We call on the Prime Minister to act decisively to address this situation, securing the change necessary to ensure that the law provides a basis for widespread involvement in serving society whilst properly upholding the dignity of every individual, including those who seek to live with integrity to Christian conscience and teaching."
Given that, as I reported in my last post, David Cameron recently expressed his support for the High Court ruling in the Johns case, and said that "Christians should be tolerant and welcoming and broad minded", it seems unlikely that the CCFON petition will come to anything. And the campaign has attracted criticism from liberal Christians, with the think tank Ekklesia joining the British Humanist Association in rejecting the notion of anti-Christian persecution. Responding to the petition, Ekklesia's co-director, Simon Barrow, said:
"The judgement in the recent Johns foster case was very clear. It described claims of anti-religious discrimination as a 'travesty of the reality' and 'wrong as to the factual premises on which they are based.' The judges added that 'No one is seeking to de-legitimise Christianity or any other faith or belief. ... No one is seeking to give Christians, Jews or Muslims or, indeed, peoples of any faith, a second class status. On the contrary, it is fundamental to our law, to our polity and to our way of life, that everyone is equal.'
It is this equality which some vociferous campaign groups are disputing. They want a privileged status in law for their own particular prejudices, using arguments which many other Christians find misplaced, misguided and offensive. Far from ‘defending Christianity’, petitions like this bring it into disrepute."

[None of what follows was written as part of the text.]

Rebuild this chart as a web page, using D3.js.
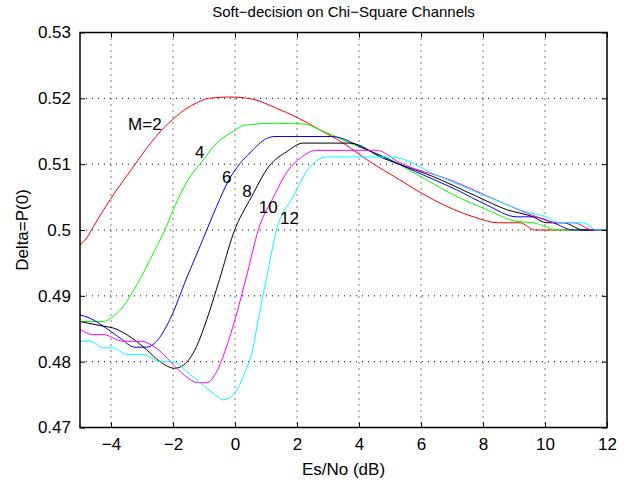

It would seem that this issue is set to run and run, although you would hope that, considering how consistent judges have been in rejecting the conservative Christian claims in these cases, groups like the Christian Legal Centre, the Christian Institute and CCFON might finally realise the equality legislation is here to stay. As always, I'd be interested to hear your thoughts – I was particularly struck by the claim  in the petition that "individuals who hold to mainstream Christian teaching being barred from different areas of public life". Is this really the case? Can CCFON and the CLC really be seen to represent mainstream Christianity?